-- GIVEN MATERIAL --

-=-=-=-=-

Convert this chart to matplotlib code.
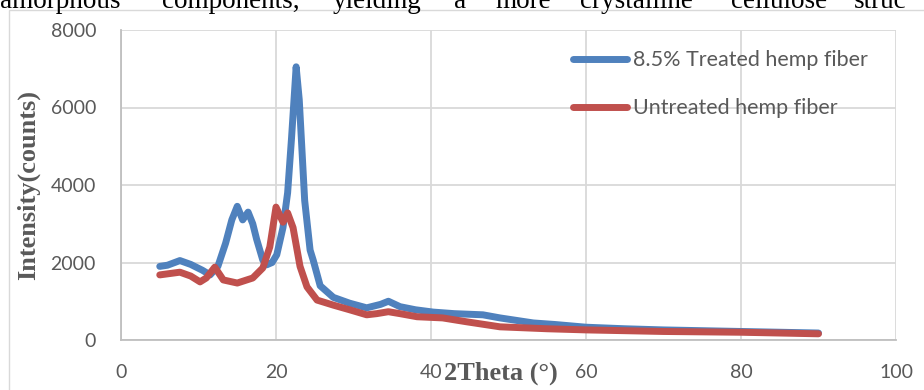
import matplotlib
matplotlib.use("Agg")
import matplotlib.pyplot as plt
from matplotlib.patches import Rectangle

# XRD patterns
treated_x = [5, 6, 7.6, 9, 10.5, 11.5, 12.5, 13.5, 14.3, 15.0, 15.7, 16.4, 17.0, 17.5,
             18.3, 18.8, 19.5, 20.1, 20.9, 21.5, 22.0, 22.6, 23.0, 23.7, 24.4, 24.8,
             25.7, 27.4, 29.5, 31.7, 33.5, 34.5, 36, 38, 40.3, 43, 46.7, 48.9, 53.2,
             56, 60, 65, 70, 75, 80, 85, 90]
treated_y = [1900, 1930, 2050, 1950, 1800, 1680, 1900, 2500, 3100, 3450, 3100, 3300,
             3000, 2600, 2060, 1940, 2000, 2200, 2900, 3800, 5200, 7050, 6200, 3600,
             2320, 2060, 1400, 1100, 950, 830, 920, 1000, 860, 780, 720, 680, 650, 570,
             440, 400, 330, 290, 260, 240, 220, 200, 180]

untreated_x = [5, 7.6, 9, 10.2, 11, 12.1, 13.2, 15.0, 17.0, 18.3, 19.2, 20.0, 20.9,
               21.5, 22.2, 23.1, 24.0, 25.3, 27.4, 29.5, 31.7, 33, 34.5, 36, 38.2,
               41.5, 44.6, 48.9, 55, 60.1, 70, 80, 90]
untreated_y = [1680, 1750, 1650, 1500, 1600, 1880, 1550, 1470, 1600, 1860, 2400, 3430,
               3040, 3280, 2900, 1900, 1370, 1030, 900, 780, 650, 680, 730, 680, 600,
               570, 470, 340, 290, 260, 220, 200, 160]

labels = ["8.5% Treated hemp fiber", "Untreated hemp fiber"]
x_ticks = [0, 20, 40, 60, 80, 100]
y_ticks = [0, 2000, 4000, 6000, 8000]

# cut-off line of body text above the chart
top_words = ["amorphous", "components,", "yielding", "a", "more", "crystalline",
             "cellulose", "struc"]
top_word_x = [0, 162, 333, 454, 495, 580, 731, 854]

W, H = 924, 390
fig = plt.figure(figsize=(W / 100, H / 100), dpi=100)

# chart frame
fig.patches.append(Rectangle((9 / W, -0.05), 1.0, 1 - 10 / H + 0.05,
                             transform=fig.transFigure, fill=False,
                             edgecolor="#D9D9D9", linewidth=1.0))

for w, px in zip(top_words, top_word_x):
    fig.text(px / W, 1 - 8 / H, w, family="Liberation Serif", fontsize=19.5,
             va="baseline", ha="left", color="black")

ax = fig.add_axes([121 / W, 50 / H, 775 / W, 310 / H])

ax.plot(treated_x, treated_y, color="#4F81BD", lw=5, solid_joinstyle="round",
        solid_capstyle="round", label=labels[0])
ax.plot(untreated_x, untreated_y, color="#C0504D", lw=5, solid_joinstyle="round",
        solid_capstyle="round", label=labels[1])

ax.set_xlim(0, 100)
ax.set_ylim(0, 8000)
ax.set_xticks(x_ticks)
ax.set_yticks(y_ticks)
ax.grid(True, color="#D9D9D9", linewidth=1.3)
ax.set_axisbelow(True)
for s in ["top", "right"]:
    ax.spines[s].set_visible(False)
for s in ["left", "bottom"]:
    ax.spines[s].set_color("#BFBFBF")
    ax.spines[s].set_linewidth(1.3)

ax.tick_params(axis="both", length=0, labelsize=14, labelcolor="#595959")
ax.tick_params(axis="x", pad=17)
ax.tick_params(axis="y", pad=18)
for t in ax.get_xticklabels() + ax.get_yticklabels():
    t.set_family("Lato")

ax.set_xlabel("2Theta (°)", family="Liberation Serif", fontweight="bold",
              fontsize=19, color="#595959")
ax.xaxis.set_label_coords(0.49, -0.07)
ax.set_ylabel("Intensity(counts)", family="Liberation Serif", fontweight="bold",
              fontsize=19, color="#595959")
ax.yaxis.set_label_coords(-0.104, 0.5)

ax.legend(loc="upper left", bbox_to_anchor=(0.583, 0.935), frameon=False,
          borderpad=0, borderaxespad=0, handlelength=2.5, handletextpad=0.3,
          labelspacing=1.3, prop={"family": "Lato", "size": 15.5},
          labelcolor="#595959")

fig.savefig("out.png", dpi=100)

-=-=-=-=-

Reproduce only the lines from the beginning of the data through the line that contains "from matplotlib.patches import Rectangle", both included, and please drop the pictures.

Convert this chart to matplotlib code.
import matplotlib
matplotlib.use("Agg")
import matplotlib.pyplot as plt
from matplotlib.patches import Rectangle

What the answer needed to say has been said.